Creemos, erróneamente, que es la política la que unirá las naciones latinoamericanas. Caro error. Por el contrario, son sus aristas, los valles en los pensamientos humanos, las pasiones que genera y los odios viscerales que exacerba los que nos separan. Desde la independencia hasta nuestros días han sido los políticos quienes han cosechado réditos en una américa disuelta, señera en abismos insondables y matizada por enemistades que encienden regionalismos ridículos. El anhelado sueño de una América unida no se alcanzará en la lucha por el poder, en la aspiración por las corporaciones públicas, con escaños en el congreso ni mucho menos en la fortaleza de las armas de los ejércitos nacionales.
No es una quimera sin sentido visualizar una América unida. Un espacio geográfico que no encuentre en sus fronteras límites para el abrazo entre hermanos, donde los ríos, las cordilleras, los bosques y sus mares sirvan por igual a sus gentes. Un territorio que irrigue sus riquezas por las naciones que yacían sobre él, antes que los confines del hombre llegaran. Una nación unida por una misma identidad en lugar de separarse por rancias y anacrónicas teorías de luchas de clases. Un suspiro a la eternidad para clamar al creador por una misma bendición.
Pero otra ha sido nuestra experiencia. Desde México hasta la Patagonia argentina hemos dado preponderancia a una cultura aprendida pero no heredada, en la que los rasgos identitarios se han desdibujado para hacernos suponer mejores que nuestros hermanos. Hemos dejado atrás los lazos de una misma sangre que se comparte desde tiempos inmemoriales para hacer énfasis en las particularidades que nos diferencian olvidando que aún, bajo estas características, se afinca nuestra identidad cultural. Con las primeras letras enseñamos que los colores de la bandera priman sobre el rojo intenso de la sangre, que los simbolismos de un escudo valen más que el clamor homogéneo de un pueblo, que nuestra identidad está dada en función del país que nos dio cobijo y no del magno suelo que yace bajo nuestros pies.

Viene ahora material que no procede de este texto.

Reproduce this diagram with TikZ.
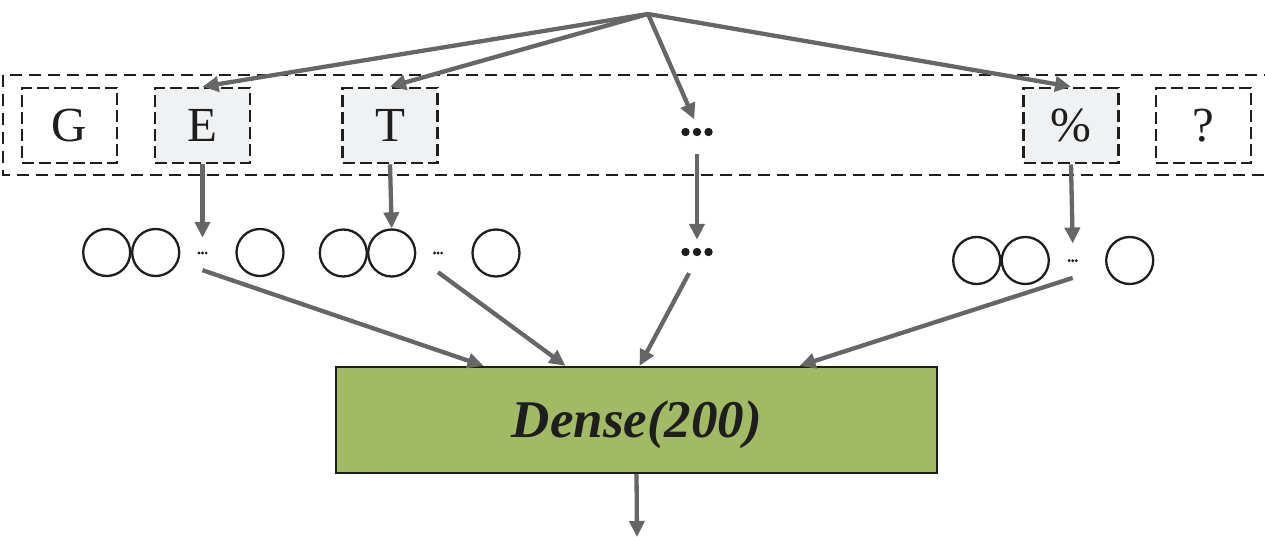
\documentclass[tikz,border=0pt]{standalone}
\usepackage{fontspec}
\setmainfont{Liberation Serif}
\usetikzlibrary{arrows.meta}
\definecolor{hlgray}{HTML}{F0F1F3}
\definecolor{arrgray}{HTML}{666666}
\definecolor{densegreen}{HTML}{A3BA64}
\definecolor{inkblack}{HTML}{1E1E1E}
\begin{document}
\begin{tikzpicture}[x=1pt,y=-1pt,
  tok/.style={draw=inkblack, line width=2.6pt, dash pattern=on 12pt off 5pt, minimum width=95pt, minimum height=75pt, inner sep=0pt, font=\fontsize{49}{49}\selectfont, text=inkblack},
  hl/.style={fill=hlgray},
  outerbox/.style={draw=inkblack, line width=2.6pt, dash pattern=on 12pt off 7pt},
  unit/.style={circle, draw=inkblack, line width=2.3pt, minimum size=47pt, inner sep=0pt},
  arr/.style={draw=arrgray, line width=4.3pt, -{Triangle[length=16pt,width=15pt]}},
  bigdots/.style={minimum width=36pt, minimum height=12pt, inner sep=0pt,
    path picture={\foreach \dx in {-11.5,0,11.5}{\fill[inkblack] ([xshift=\dx pt]path picture bounding box.center) circle (4.2pt);}}},
  smalldots/.style={minimum width=12pt, minimum height=6pt, inner sep=0pt,
    path picture={\foreach \dx in {-3.6,0,3.6}{\fill[inkblack] ([xshift=\dx pt]path picture bounding box.center) circle (1.6pt);}}},
  densebox/.style={draw=inkblack, line width=2.3pt, fill=densegreen, minimum width=601pt, minimum height=106pt, inner sep=0pt},
  densetext/.style={font=\fontsize{53}{53}\selectfont\bfseries\itshape, text=inkblack, inner sep=0pt}
]
\useasboundingbox (0,0) rectangle (1265,537);
\clip (0,0) rectangle (1265,537);

\draw[outerbox] (3,75) rectangle (1290,175);

\node[tok] (G) at (69.5,125.5) {G};
\node[tok,hl] (E) at (202.5,125.5) {E};
\node[tok,hl] (T) at (390,125.5) {T};
\node[bigdots] (dots1) at (697,132) {};
\node[tok,hl] (pct) at (1071,125.5) {\%};
\node[tok] (q) at (1203.5,125.5) {?};

\coordinate (src) at (648,14);

\node[unit] (a1) at (106.7,252.5) {};
\node[unit] (a2) at (155.7,252.5) {};
\node[smalldots] (sa) at (202.5,253) {};
\node[unit] (a3) at (260,252.5) {};

\node[unit] (b1) at (343.3,253) {};
\node[unit] (b2) at (391.7,253) {};
\node[smalldots] (sb) at (438,253) {};
\node[unit] (b3) at (496,253) {};

\node[bigdots] (dots2) at (697,252) {};

\node[unit] (d1) at (976.7,260.5) {};
\node[unit] (d2) at (1025.3,260.5) {};
\node[smalldots] (sd) at (1072.7,260.7) {};
\node[unit] (d3) at (1129.7,260.5) {};

\node[densebox] (dense) at (636.5,420) {};
\node[densetext] (densetxt) at (637,425) {Dense(200)};
\coordinate (out) at (637,537);

\draw[arr] (src) -- (E.north);
\draw[arr] (src) -- (T.north);
\draw[arr, shorten >=7pt] (src) -- (dots1.north);
\draw[arr] (src) -- (pct.north);

\draw[arr] (E.south) -- ([yshift=12pt]sa.north);
\draw[arr] (T.south) -- (b2.north);
\draw[arr, shorten <=16pt, shorten >=6pt] (dots1.south) -- (dots2.north);
\draw[arr] (pct.south) -- ([yshift=14pt]sd.north);

\draw[arr] ([yshift=-14pt]sa.south) -- ([xshift=-153pt]dense.north);
\draw[arr] ([yshift=-16pt]sb.south) -- ([xshift=-71pt]dense.north);
\draw[arr, shorten <=17pt] (dots2.south) -- ([xshift=3pt]dense.north);
\draw[arr] ([yshift=-14pt]sd.south) -- ([xshift=163pt]dense.north);
\draw[arr] (dense.south) -- (out);
\end{tikzpicture}
\end{document}
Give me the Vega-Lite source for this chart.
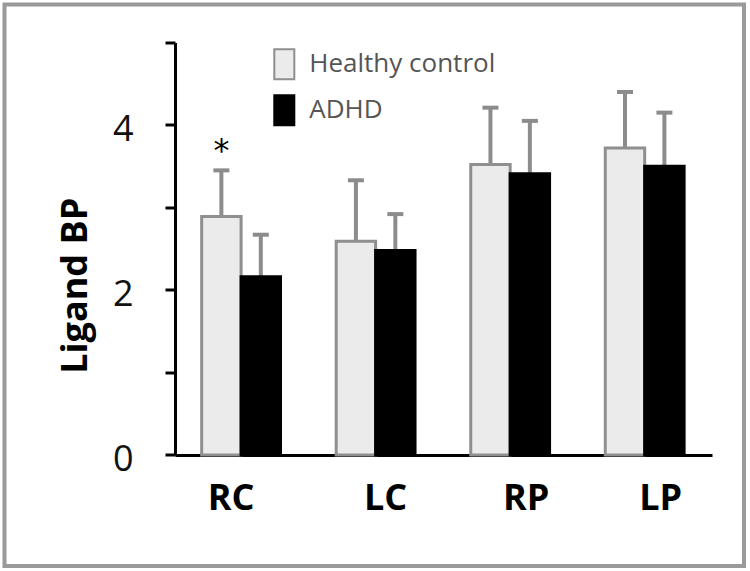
{
  "$schema": "https://vega.github.io/schema/vega-lite/v6.json",
  "width": 739.5,
  "height": 561.5,
  "autosize": {"type": "none"},
  "padding": {"left": 4.5, "top": 4.5, "right": 6, "bottom": 5},
  "background": "white",
  "config": {
    "view": {"stroke": "#9a9a9a", "strokeWidth": 4},
    "font": "Open Sans"
  },
  "data": {
    "values": [
      {"region": "RC", "group": "Healthy control", "value": 2.89, "upper": 3.45, "sig": "*"},
      {"region": "RC", "group": "ADHD", "value": 2.16, "upper": 2.67, "sig": ""},
      {"region": "LC", "group": "Healthy control", "value": 2.59, "upper": 3.33, "sig": ""},
      {"region": "LC", "group": "ADHD", "value": 2.48, "upper": 2.92, "sig": ""},
      {"region": "RP", "group": "Healthy control", "value": 3.52, "upper": 4.21, "sig": ""},
      {"region": "RP", "group": "ADHD", "value": 3.41, "upper": 4.05, "sig": ""},
      {"region": "LP", "group": "Healthy control", "value": 3.72, "upper": 4.40, "sig": ""},
      {"region": "LP", "group": "ADHD", "value": 3.50, "upper": 4.15, "sig": ""}
    ]
  },
  "encoding": {
    "x": {
      "field": "region",
      "type": "nominal",
      "sort": ["RC", "LC", "RP", "LP"],
      "scale": {"paddingInner": 0.414, "paddingOuter": 0.9554, "align": 0.767},
      "axis": {
        "title": null,
        "orient": "bottom",
        "offset": -111,
        "labelAngle": 0,
        "ticks": false,
        "tickSize": 0,
        "domainColor": "#000000",
        "domainWidth": 3,
        "domainDash": [0, 170.5, 537, 3000],
        "labelFont": "Open Sans",
        "labelFontSize": 36,
        "labelFontWeight": "bold",
        "labelColor": "#000000",
        "labelPadding": 26,
        "labelOffset": {
          "condition": [
            {"test": "datum.value === 'RC'", "value": -10},
            {"test": "datum.value === 'LC'", "value": 10}
          ],
          "value": 16
        }
      }
    },
    "xOffset": {
      "field": "group",
      "type": "nominal",
      "sort": ["Healthy control", "ADHD"],
      "scale": {"paddingInner": 0, "paddingOuter": 0}
    },
    "y": {
      "type": "quantitative",
      "scale": {"domain": [-1.3455, 5.4606], "nice": false, "zero": false},
      "axis": {
        "title": "Ligand BP",
        "orient": "left",
        "offset": -170.5,
        "values": [0, 1, 2, 3, 4, 5],
        "labelExpr": "datum.value % 2 === 0 ? datum.label : ''",
        "grid": false,
        "domainColor": "#000000",
        "domainWidth": 3,
        "domainDash": [0, 111, 412.5, 3000],
        "tickColor": "#000000",
        "tickWidth": 3,
        "tickSize": 10,
        "labelFont": "Open Sans",
        "labelFontSize": 36,
        "labelColor": "#111111",
        "labelPadding": 32,
        "labelOffset": 5,
        "titleFont": "Open Sans",
        "titleFontSize": 36,
        "titleFontWeight": "bold",
        "titleColor": "#000000",
        "titlePadding": 18
      }
    }
  },
  "layer": [
    {
      "mark": {"type": "rule", "color": "#8c8c8c", "strokeWidth": 4},
      "encoding": {
        "y": {"field": "value", "type": "quantitative"},
        "y2": {"field": "upper"}
      }
    },
    {
      "mark": {"type": "tick", "color": "#8c8c8c", "thickness": 4, "size": 16, "opacity": 1},
      "encoding": {
        "y": {"field": "upper", "type": "quantitative"}
      }
    },
    {
      "mark": {"type": "bar", "strokeWidth": 3},
      "encoding": {
        "y": {"field": "value", "type": "quantitative", "stack": null},
        "y2": {"datum": 0},
        "fill": {
          "field": "group",
          "type": "nominal",
          "sort": ["Healthy control", "ADHD"],
          "scale": {"domain": ["Healthy control", "ADHD"], "range": ["#ebebeb", "#000000"]},
          "legend": {
            "title": null,
            "orient": "none",
            "legendX": 263.8,
            "legendY": 43.8,
            "direction": "vertical",
            "padding": 0,
            "symbolType": "M-0.667,-1H0.667V1H-0.667Z",
            "symbolSize": 900,
            "symbolStrokeWidth": 2,
            "labelFont": "Open Sans",
            "labelFontSize": 26,
            "labelColor": "#555555",
            "labelOffset": 9,
            "labelLimit": 0,
            "rowPadding": 8,
            "encode": {
              "symbols": {
                "update": {
                  "stroke": {"signal": "datum.value === 'ADHD' ? '#000000' : '#8f8f8f'"},
                  "strokeWidth": {"value": 2}
                }
              }
            }
          }
        },
        "stroke": {
          "field": "group",
          "type": "nominal",
          "scale": {"domain": ["Healthy control", "ADHD"], "range": ["#8f8f8f", "#000000"]},
          "legend": null
        }
      }
    },
    {
      "transform": [{"filter": "datum.sig === '*'"}],
      "mark": {"type": "text", "fontSize": 32, "font": "DejaVu Sans", "color": "#000000", "baseline": "alphabetic", "dy": -9},
      "encoding": {
        "y": {"field": "upper", "type": "quantitative"},
        "text": {"field": "sig"}
      }
    }
  ]
}
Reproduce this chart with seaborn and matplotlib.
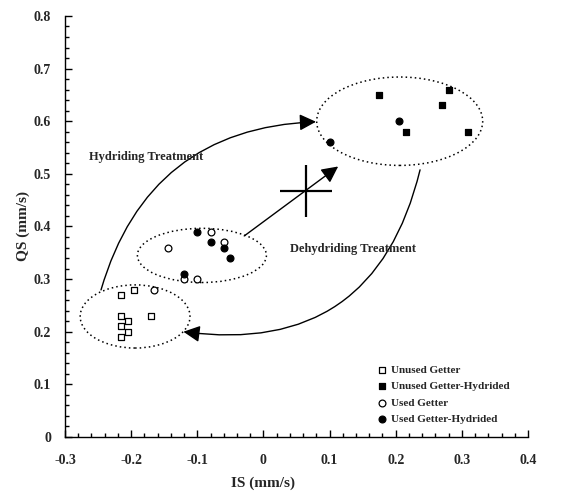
import numpy as np
import pandas as pd
import matplotlib
matplotlib.use('Agg')
import matplotlib.pyplot as plt
import seaborn as sns
from matplotlib.patches import Ellipse
from matplotlib.ticker import MultipleLocator

# dane
unused_is = [-0.215, -0.195, -0.17, -0.215, -0.205, -0.215, -0.205, -0.215]
unused_qs = [0.27, 0.28, 0.23, 0.23, 0.22, 0.21, 0.20, 0.19]

unused_h_is = [0.175, 0.28, 0.27, 0.215, 0.31]
unused_h_qs = [0.65, 0.66, 0.63, 0.58, 0.58]

used_is = [-0.08, -0.06, -0.145, -0.12, -0.10, -0.165]
used_qs = [0.39, 0.37, 0.36, 0.30, 0.30, 0.28]

used_h_is = [-0.10, -0.08, -0.06, -0.05, -0.12, 0.205, 0.10]
used_h_qs = [0.39, 0.37, 0.36, 0.34, 0.31, 0.60, 0.56]

series_labels = ['Unused Getter', 'Unused Getter-Hydrided', 'Used Getter', 'Used Getter-Hydrided']

sns.set_style('ticks')
plt.rcParams['font.family'] = ['Liberation Serif', 'DejaVu Serif']
plt.rcParams['font.weight'] = 'bold'
plt.rcParams['axes.labelweight'] = 'bold'
plt.rcParams['axes.unicode_minus'] = False

fig = plt.figure(figsize=(5.64, 4.96), dpi=100)
ax = fig.add_axes([0.1152, 0.119, 0.821, 0.8488])

# 1. Punkty pomiarowe
groups = [
    (unused_is, unused_qs, 's', 'white'),
    (unused_h_is, unused_h_qs, 's', 'black'),
    (used_is, used_qs, 'o', 'white'),
    (used_h_is, used_h_qs, 'o', 'black'),
]
for (xs, ys, mk, fc), lab in zip(groups, series_labels):
    df = pd.DataFrame({'IS': xs, 'QS': ys})
    sns.scatterplot(data=df, x='IS', y='QS', marker=mk, s=24, facecolor=fc,
                    edgecolor='black', linewidth=0.9, label=lab, ax=ax, zorder=3)

# 2. Elipsy grup
for cx, cy, w, h in [(-0.194, 0.229, 0.166, 0.12), (-0.093, 0.345, 0.195, 0.103), (0.206, 0.60, 0.251, 0.168)]:
    ax.add_patch(Ellipse((cx, cy), w, h, fill=False, edgecolor='black', lw=1.1, linestyle=(0, (1, 2))))

# 3. Strzałki
arrow = dict(arrowstyle='-|>', color='black', lw=1.0, mutation_scale=25, shrinkA=0, shrinkB=0)
ax.annotate('', xy=(0.0795, 0.599), xytext=(-0.2455, 0.2795),
            arrowprops=dict(arrow, connectionstyle='arc3,rad=-0.36'))
ax.annotate('', xy=(-0.121, 0.20), xytext=(0.2368, 0.5076),
            arrowprops=dict(arrow, connectionstyle='arc3,rad=-0.45'))
ax.annotate('', xy=(0.113, 0.514), xytext=(-0.029, 0.382), arrowprops=arrow)
ax.plot([0.065], [0.468], marker='+', markersize=38, mew=1.6, color='black')

ax.text(-0.263, 0.532, 'Hydriding Treatment', fontsize=9, fontweight='bold', va='center')
ax.text(0.04, 0.358, 'Dehydriding Treatment', fontsize=9, fontweight='bold', va='center')

# 4. Osie
ax.set_xlim(-0.3, 0.4)
ax.set_ylim(0, 0.8)
ax.xaxis.set_major_locator(MultipleLocator(0.1))
ax.xaxis.set_minor_locator(MultipleLocator(0.02))
ax.yaxis.set_major_locator(MultipleLocator(0.1))
ax.yaxis.set_minor_locator(MultipleLocator(0.02))
ax.set_xticks(np.round(np.arange(-0.3, 0.41, 0.1), 1))
ax.set_xticklabels(['-0.3', '-0.2', '-0.1', '0', '0.1', '0.2', '0.3', '0.4'])
ax.set_yticks(np.round(np.arange(0, 0.81, 0.1), 1))
ax.set_yticklabels(['0', '0.1', '0.2', '0.3', '0.4', '0.5', '0.6', '0.7', '0.8'])
ax.tick_params(which='major', direction='in', length=5, width=1, labelsize=10, color='black')
ax.tick_params(which='minor', direction='in', length=3, width=1, color='black')
ax.tick_params(axis='x', which='major', pad=12)
ax.tick_params(axis='y', which='major', pad=10)
for lbl in ax.get_xticklabels() + ax.get_yticklabels():
    lbl.set_fontweight('bold')
sns.despine(ax=ax)
for sp in ax.spines.values():
    sp.set_color('black')
    sp.set_linewidth(1)

ax.set_xlabel('IS (mm/s)', fontsize=11, fontweight='bold', labelpad=4)
ax.set_ylabel('QS (mm/s)', fontsize=11, fontweight='bold', labelpad=3)
ax.xaxis.set_label_coords(3 / 7, -0.095)

leg = ax.legend(loc='lower left', bbox_to_anchor=(0.66, 0.012), frameon=False,
                handlelength=0.6, handletextpad=0.5, labelspacing=0.6, borderpad=0.2,
                prop={'weight': 'bold', 'size': 8})

fig.savefig('out.png', dpi=100)
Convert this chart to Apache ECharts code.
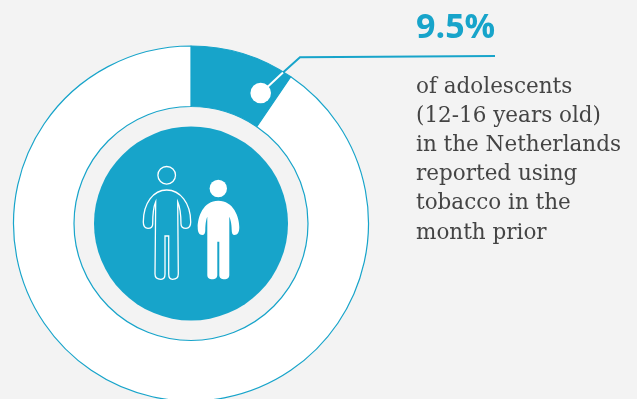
<!DOCTYPE html>
<html>
<head>
<meta charset="utf-8">
<style>html,body{margin:0;padding:0;background:#f3f3f3}#c{width:637px;height:399px}</style>
<script src="https://cdn.jsdelivr.net/npm/echarts@6/dist/echarts.min.js"></script>
</head>
<body>
<div id="c"></div>
<script>
// Share of adolescents reporting tobacco use
const categories = ['Used tobacco', 'Did not use tobacco'];
const shareValues = [9.5, 90.5];
const headline = '9.5%';
const captionLines = [
  'of adolescents',
  '(12-16 years old)',
  'in the Netherlands',
  'reported using',
  'tobacco in the',
  'month prior'
];

const TEAL = '#17a4ca';
const chart = echarts.init(document.getElementById('c'));

const centre = [191, 223.5];

// Outlined and solid figures inside the central disc
const outlinedFigure = 'M166.7 190 C180 190 190.7 203 190.7 222 C190.7 226 189 228.3 186 228.3 C183 228.3 181 227 181 224 C181 214 179.5 206 177.7 201.7 L178.3 274 C178.3 277.5 176 279.3 172.5 279.3 C170 279.3 168.7 277.5 168.7 274 L168.7 236 L165 236 L165 274 C165 277.5 163.5 279.3 161 279.3 C157.5 279.3 155 277.5 155 274 L155.7 201.7 C153.8 206 152.7 214 152.7 224 C152.7 227 150.5 228.3 148 228.3 C145 228.3 143.3 226 143.3 222 C143.3 203 153.5 190 166.7 190 Z';
const solidFigure = 'M218.3 200.7 C233.3 200.7 239.3 216.7 239.3 227.3 C239.3 232.5 237.5 235 234.5 235 C232.5 235 231.7 233 231.7 230 C231.7 224 230.5 219 229.3 216.7 L229.3 275 C229.3 278 227 279.3 224.5 279.3 C221.5 279.3 219.3 278 219.3 275 L219.3 241.7 L217.3 241.7 L217.3 275 C217.3 278 215 279.3 212.3 279.3 C209.5 279.3 207.3 278 207.3 275 L207.3 216.7 C206.2 219 205.3 224 205.3 230 C205.3 233 204.3 235 202.3 235 C199.3 235 197.7 232.5 197.7 227.3 C197.7 216.7 203.3 200.7 218.3 200.7 Z';

function renderFigures() {
  return {
    type: 'group',
    children: [
      { type: 'path',
        shape: { pathData: outlinedFigure, x: 143.3, y: 190, width: 47.4, height: 89.3, layout: 'cover' },
        style: { fill: 'none', stroke: '#ffffff', lineWidth: 1.3 } },
      { type: 'path',
        shape: { pathData: solidFigure, x: 197.7, y: 200.7, width: 41.6, height: 78.6, layout: 'cover' },
        style: { fill: '#ffffff' } }
    ]
  };
}

const captionElements = captionLines.map((line, i) => ({
  type: 'text',
  style: {
    x: 416,
    y: 87 + i * 29.2,
    text: line,
    fill: '#444444',
    font: '21.5px "DejaVu Serif", serif',
    textVerticalAlign: 'middle',
    textBaseline: 'middle'
  }
}));

chart.setOption({
  animation: false,
  backgroundColor: '#f3f3f3',
  series: [
    {
      type: 'pie',
      silent: true,
      center: centre,
      radius: [117, 177.5],
      startAngle: 90,
      clockwise: true,
      label: { show: false },
      labelLine: { show: false },
      data: categories.map((name, i) => ({
        name,
        value: shareValues[i],
        itemStyle: {
          color: i === 0 ? TEAL : '#ffffff',
          borderColor: TEAL,
          borderWidth: 1.2
        }
      }))
    },
    {
      type: 'pie',
      silent: true,
      center: centre,
      radius: [0, 97],
      label: { show: false },
      labelLine: { show: false },
      data: [{ name: 'disc', value: 1, itemStyle: { color: TEAL } }]
    },
    {
      type: 'custom',
      silent: true,
      coordinateSystem: 'none',
      z: 5,
      data: [0],
      renderItem: renderFigures
    }
  ],
  graphic: [
    // Callout from the highlighted slice to the headline
    { type: 'polyline', z: 10, shape: { points: [[283, 72.5], [300, 57.3], [495, 56]] },
      style: { stroke: TEAL, lineWidth: 2, fill: null } },
    { type: 'line', z: 10, shape: { x1: 283, y1: 72.5, x2: 261, y2: 93 },
      style: { stroke: '#ffffff', lineWidth: 2 } },
    { type: 'circle', z: 10, shape: { cx: 260.7, cy: 93, r: 10.3 }, style: { fill: '#ffffff' } },
    // Heads of the two figures
    { type: 'circle', z: 10, shape: { cx: 166.7, cy: 175.3, r: 8.8 },
      style: { fill: null, stroke: '#ffffff', lineWidth: 1.3 } },
    { type: 'circle', z: 10, shape: { cx: 218.3, cy: 188.5, r: 8.7 }, style: { fill: '#ffffff' } },
    // Headline and caption
    { type: 'text', z: 10, style: {
        x: 416, y: 28.5, text: headline, fill: TEAL,
        font: 'bold 34px "Open Sans", sans-serif',
        textBaseline: 'middle', textVerticalAlign: 'middle'
      } },
    ...captionElements
  ]
});
</script>
</body>
</html>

Nuestra América latina es vida. Es el verde esmeralda que deslumbra en la Amazonía, el blanco perlado que cubre los imponentes andes mágicos, el rumor constante que en forma de ríos baja de las montañas para irrigar fértiles suelos que dan lugar a la biósfera más rica del planeta, es el rojo carmesí que cubre el desierto de Atacama, las montañas celestiales de Machu Picchu, la modernidad pujante de Brasilia, la riqueza cultural de Colombia o México, es el tango Argentino, es la gente que habitó sus territorios sin reconocer fronteras entre hermanos, es la fuente de riqueza que ha sido miserablemente saqueada para sustentar otras latitudes mientras los nuestros caen famélicos en trabajos de esclavos. Nuestra América es todo lo que nos hace quienes somos y posibilita lo que seremos. América Latina es una sola, homogénea y compacta, que está lista para levantar 650 millones de voces en un solo sentir, sin importar a cuál de los 30 países corresponde su canto.
El gran sueño latinoamericano no debe depender de los gobiernos de turno que ocupan las sillas presidenciales. Sin importar si hoy el nuestro es de izquierda o derecha o si el vecino es amigo o enemigo, nuestros gobernantes tienen la responsabilidad de estrechar los lazos entre estas naciones hijas de un mismo sueño y sucesoras de una misma tradición. Somos los herederos de un rico continente que nos ha enseñado a no depender de extranjeros para sostener nuestros vástagos y que llena las alforjas con nuevas oportunidades que cada día se abren ante nuestros ojos. Somos los hijos de una América libre, orgullosa y digna que llena el corazón y nos hace sentir parte de su proceso histórico. Somos su pasado y su presente. También seremos su futuro.